Responsible play for AU punters

Australian players should remember that gambling winnings are generally tax-free for players, but that does not make the experience low-risk. The real cost is often time, stress, and poor payout reliability. If you are tempted to keep playing after losses, that is usually a sign to step back.

A few practical guardrails help:

  • Set a hard session budget in A$ before you start.
  • Do not chase losses with a bigger second deposit.
  • Keep copies of KYC documents ready if you do decide to withdraw.
  • Use self-exclusion tools if gambling stops feeling casual.
  • For support in Australia, Gambling Help Online is available 24/7, and BetStop is the national self-exclusion register.

Is Royal Ace beginner-friendly?

It may look simple to use, but the payout rules and bonus terms are not especially beginner-friendly. The main difficulty is not playing games; it is understanding how withdrawals are reviewed.

Which payment method is easiest for Australians?

Crypto is often reported as the most usable option on this type of platform, while cards can be blocked by banks.
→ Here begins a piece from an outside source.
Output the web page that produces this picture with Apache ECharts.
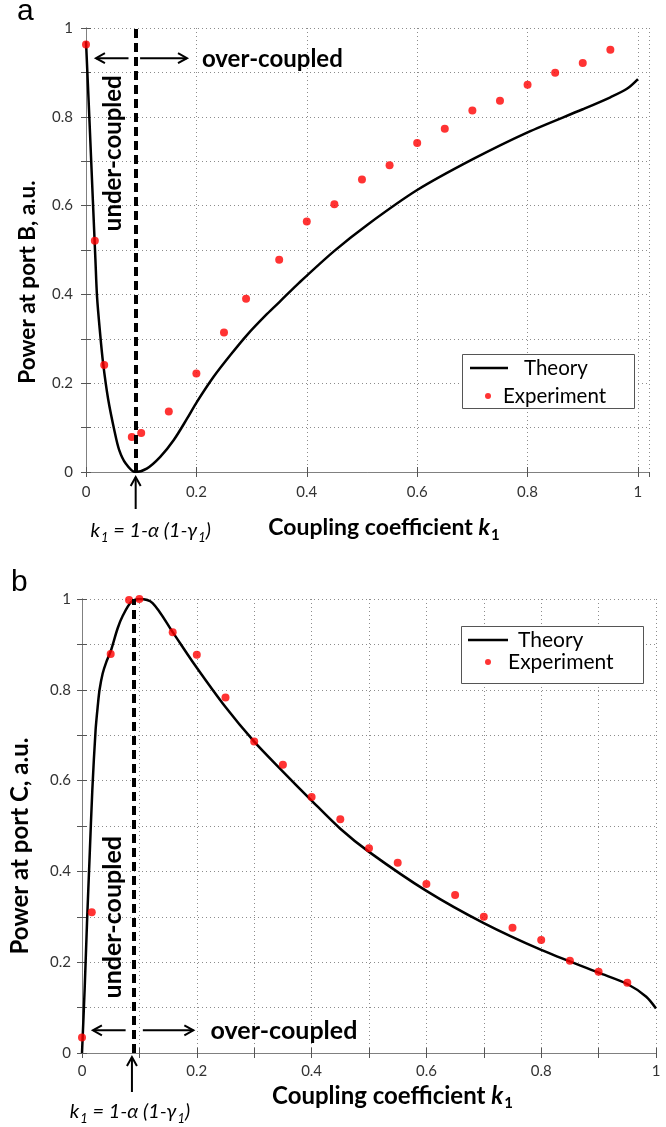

Even so, method availability does not remove KYC or approval delays.

Why do sticky bonuses matter so much?

Because they can reduce what you can withdraw. A sticky bonus can extend playtime, but it may be deducted from your cash-out, which lowers the real value of the offer.

Should I deposit a large amount first?

No. For a high-risk operator profile, a small test amount is the safer approach, if you play at all. Large deposits increase exposure to payout delays and dispute risk.

Bottom line

Royal Ace may attract attention because of its bonus size and offshore casino-style setup, but beginners should treat the platform with caution. The main story is not about entertainment value; it is about trust, withdrawal discipline, and whether the terms are fair enough to justify the risk. If you understand the rules, keep deposits small, and avoid assuming that a win is a win until it is paid, you will avoid the most common mistakes.